Data excerpt:
--------------------------------------------------

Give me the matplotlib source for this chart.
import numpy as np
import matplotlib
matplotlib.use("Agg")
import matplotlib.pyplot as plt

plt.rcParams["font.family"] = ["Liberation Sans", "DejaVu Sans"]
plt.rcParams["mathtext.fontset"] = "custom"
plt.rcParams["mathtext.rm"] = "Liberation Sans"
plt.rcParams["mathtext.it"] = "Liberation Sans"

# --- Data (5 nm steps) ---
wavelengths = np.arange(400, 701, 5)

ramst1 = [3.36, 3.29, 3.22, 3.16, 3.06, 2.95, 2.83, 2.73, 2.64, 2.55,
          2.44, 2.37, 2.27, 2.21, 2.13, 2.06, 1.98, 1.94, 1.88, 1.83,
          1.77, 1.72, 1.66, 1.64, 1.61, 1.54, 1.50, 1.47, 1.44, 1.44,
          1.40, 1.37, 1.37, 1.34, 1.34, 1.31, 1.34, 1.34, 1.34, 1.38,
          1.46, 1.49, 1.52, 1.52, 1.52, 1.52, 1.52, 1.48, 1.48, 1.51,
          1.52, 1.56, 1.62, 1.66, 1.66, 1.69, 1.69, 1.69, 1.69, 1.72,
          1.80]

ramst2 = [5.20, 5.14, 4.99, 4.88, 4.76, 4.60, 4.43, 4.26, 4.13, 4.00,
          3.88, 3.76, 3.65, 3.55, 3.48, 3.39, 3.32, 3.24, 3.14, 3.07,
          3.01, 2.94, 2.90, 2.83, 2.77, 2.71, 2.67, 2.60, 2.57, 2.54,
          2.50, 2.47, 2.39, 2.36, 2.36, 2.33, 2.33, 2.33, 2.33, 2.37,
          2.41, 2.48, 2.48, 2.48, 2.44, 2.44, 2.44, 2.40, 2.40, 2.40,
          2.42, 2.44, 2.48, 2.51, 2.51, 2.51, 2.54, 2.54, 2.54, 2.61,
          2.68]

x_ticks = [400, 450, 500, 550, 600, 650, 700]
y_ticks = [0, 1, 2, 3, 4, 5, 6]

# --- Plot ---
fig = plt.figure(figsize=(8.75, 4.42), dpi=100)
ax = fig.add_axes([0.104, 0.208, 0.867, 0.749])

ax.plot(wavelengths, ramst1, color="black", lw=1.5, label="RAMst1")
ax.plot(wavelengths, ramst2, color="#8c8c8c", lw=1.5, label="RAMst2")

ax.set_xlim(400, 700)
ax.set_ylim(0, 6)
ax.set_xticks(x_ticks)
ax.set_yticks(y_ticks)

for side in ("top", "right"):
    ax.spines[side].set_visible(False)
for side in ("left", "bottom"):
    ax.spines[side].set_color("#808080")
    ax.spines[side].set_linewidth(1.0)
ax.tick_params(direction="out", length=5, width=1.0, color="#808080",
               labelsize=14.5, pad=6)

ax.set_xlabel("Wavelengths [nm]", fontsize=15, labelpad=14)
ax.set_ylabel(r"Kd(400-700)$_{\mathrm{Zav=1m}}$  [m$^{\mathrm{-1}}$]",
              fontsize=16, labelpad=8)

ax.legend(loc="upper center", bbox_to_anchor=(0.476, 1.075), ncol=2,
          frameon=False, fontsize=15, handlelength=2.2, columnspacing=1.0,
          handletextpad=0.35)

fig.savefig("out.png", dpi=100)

--------------------------------------------------

Your instructions: Your task is to quote the listing above word for word.

The result:
Give me the matplotlib source for this chart.
import numpy as np
import matplotlib
matplotlib.use("Agg")
import matplotlib.pyplot as plt

plt.rcParams["font.family"] = ["Liberation Sans", "DejaVu Sans"]
plt.rcParams["mathtext.fontset"] = "custom"
plt.rcParams["mathtext.rm"] = "Liberation Sans"
plt.rcParams["mathtext.it"] = "Liberation Sans"

# --- Data (5 nm steps) ---
wavelengths = np.arange(400, 701, 5)

ramst1 = [3.36, 3.29, 3.22, 3.16, 3.06, 2.95, 2.83, 2.73, 2.64, 2.55,
          2.44, 2.37, 2.27, 2.21, 2.13, 2.06, 1.98, 1.94, 1.88, 1.83,
          1.77, 1.72, 1.66, 1.64, 1.61, 1.54, 1.50, 1.47, 1.44, 1.44,
          1.40, 1.37, 1.37, 1.34, 1.34, 1.31, 1.34, 1.34, 1.34, 1.38,
          1.46, 1.49, 1.52, 1.52, 1.52, 1.52, 1.52, 1.48, 1.48, 1.51,
          1.52, 1.56, 1.62, 1.66, 1.66, 1.69, 1.69, 1.69, 1.69, 1.72,
          1.80]

ramst2 = [5.20, 5.14, 4.99, 4.88, 4.76, 4.60, 4.43, 4.26, 4.13, 4.00,
          3.88, 3.76, 3.65, 3.55, 3.48, 3.39, 3.32, 3.24, 3.14, 3.07,
          3.01, 2.94, 2.90, 2.83, 2.77, 2.71, 2.67, 2.60, 2.57, 2.54,
          2.50, 2.47, 2.39, 2.36, 2.36, 2.33, 2.33, 2.33, 2.33, 2.37,
          2.41, 2.48, 2.48, 2.48, 2.44, 2.44, 2.44, 2.40, 2.40, 2.40,
          2.42, 2.44, 2.48, 2.51, 2.51, 2.51, 2.54, 2.54, 2.54, 2.61,
          2.68]

x_ticks = [400, 450, 500, 550, 600, 650, 700]
y_ticks = [0, 1, 2, 3, 4, 5, 6]

# --- Plot ---
fig = plt.figure(figsize=(8.75, 4.42), dpi=100)
ax = fig.add_axes([0.104, 0.208, 0.867, 0.749])

ax.plot(wavelengths, ramst1, color="black", lw=1.5, label="RAMst1")
ax.plot(wavelengths, ramst2, color="#8c8c8c", lw=1.5, label="RAMst2")

ax.set_xlim(400, 700)
ax.set_ylim(0, 6)
ax.set_xticks(x_ticks)
ax.set_yticks(y_ticks)

for side in ("top", "right"):
    ax.spines[side].set_visible(False)
for side in ("left", "bottom"):
    ax.spines[side].set_color("#808080")
    ax.spines[side].set_linewidth(1.0)
ax.tick_params(direction="out", length=5, width=1.0, color="#808080",
               labelsize=14.5, pad=6)

ax.set_xlabel("Wavelengths [nm]", fontsize=15, labelpad=14)
ax.set_ylabel(r"Kd(400-700)$_{\mathrm{Zav=1m}}$  [m$^{\mathrm{-1}}$]",
              fontsize=16, labelpad=8)

ax.legend(loc="upper center", bbox_to_anchor=(0.476, 1.075), ncol=2,
          frameon=False, fontsize=15, handlelength=2.2, columnspacing=1.0,
          handletextpad=0.35)

fig.savefig("out.png", dpi=100)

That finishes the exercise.